The most troubling part about SPECTRE is that Mendes doesn’t give Craig much to do this go around. Sure, there’s the requisite kiss kiss/bang bang (however you want to interpret that), but SPECTRE is missing the quiet moments that make Skyfall so indelible. There are no moments here where glimmers of doubt enter the stoic visage of Craig. This time, we have a fully realized 007 to contend with. Mendes’ superman takes the fallible secret agent of the last three installments and reverts the character — to say nothing of the entire franchise — right back into the chest-pumping machismo of the Connery era.
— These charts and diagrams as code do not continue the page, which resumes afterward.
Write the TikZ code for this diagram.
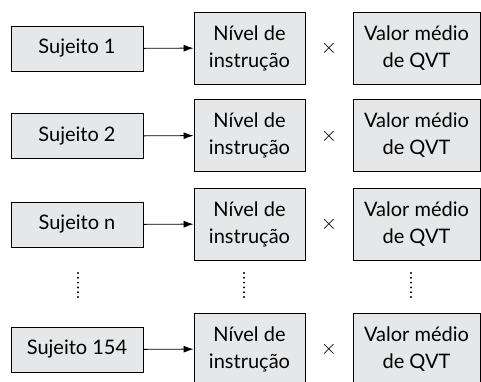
\documentclass[tikz,border=0pt]{standalone}
\usepackage{fontspec}
\setmainfont{Lato}
\usetikzlibrary{arrows.meta,positioning}
\definecolor{fundo}{HTML}{E6E7E8}
\tikzset{
	caixa/.style={draw=black, fill=fundo, line width=0.9pt, align=center, inner sep=0pt},
	sujeito/.style={caixa, minimum width=132pt, minimum height=45pt},
	nivel/.style={caixa, minimum width=111pt, minimum height=72pt},
	valor/.style={caixa, minimum width=127pt, minimum height=72pt},
	seta/.style={-{Latex[length=10pt,width=7pt]}, line width=0.9pt}
}

\begin{document}
\begin{tikzpicture}[x=1pt, y=-1pt, font=\fontsize{20pt}{27pt}\selectfont]
		\useasboundingbox (0,0) rectangle (481,382);
		\foreach \y/\s [count=\i] in {48.5/1, 136/2, 224.5/n, 349.5/154}{
			\node[sujeito] (s\i) at (77,\y) {Sujeito \s};
			\node[nivel] (niv\i) at (249.5,\y-0.5) {Nível de\\instrução};
			\node[valor] (val\i) at (416.5,\y-0.5) {Valor médio\\de QVT};
			\node (vezes\i) at (329,\y) {$\times$};
			\draw[seta] (s\i) -- (niv\i);
		}
		\foreach \x in {78, 244, 411}{
			\foreach \k in {0,...,5}
				\fill (\x, 273+4.8*\k) circle (1.1pt);
		}
	\end{tikzpicture}
\end{document}
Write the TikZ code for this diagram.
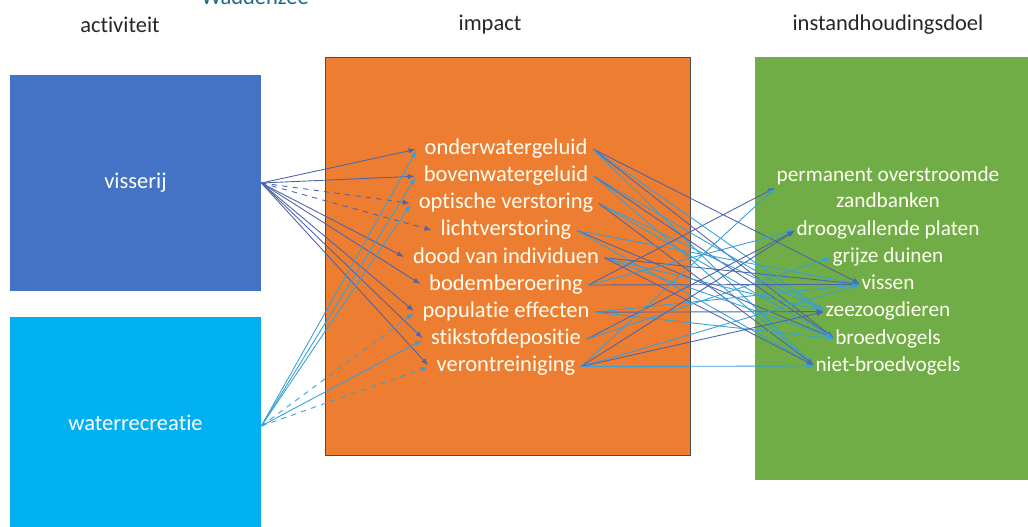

The nigh-arthouse flourishes Martin Campbell lent to Royale (and Mendes definitely provided Skyfall) are all but gone here, and the incisive wit of Paul Haggis (who helped pen the first two Craig outings) are woefully missing. That’s bad news considering we’ve finally given Christoph Waltz his day in the sun as Bond’s most indomitable nemesis (it was only going to happen, let’s be real about that). Here he lacks the suave pontification of Javier Bardem’s Silva, swapping out Mads Mikkelsen’s icy cunning for smirking in the shadows. No, the film’s screenplay, pumped up to an unwieldy bloat by John Logan, Neal Purvis, Robert Wade, and Jez Butterworth, tries its damndest to give Waltz the casual menace he had in Inglorious Basterds to little effect. Waltz ought to have nailed this. But his director was far too busy playing to the back of the room.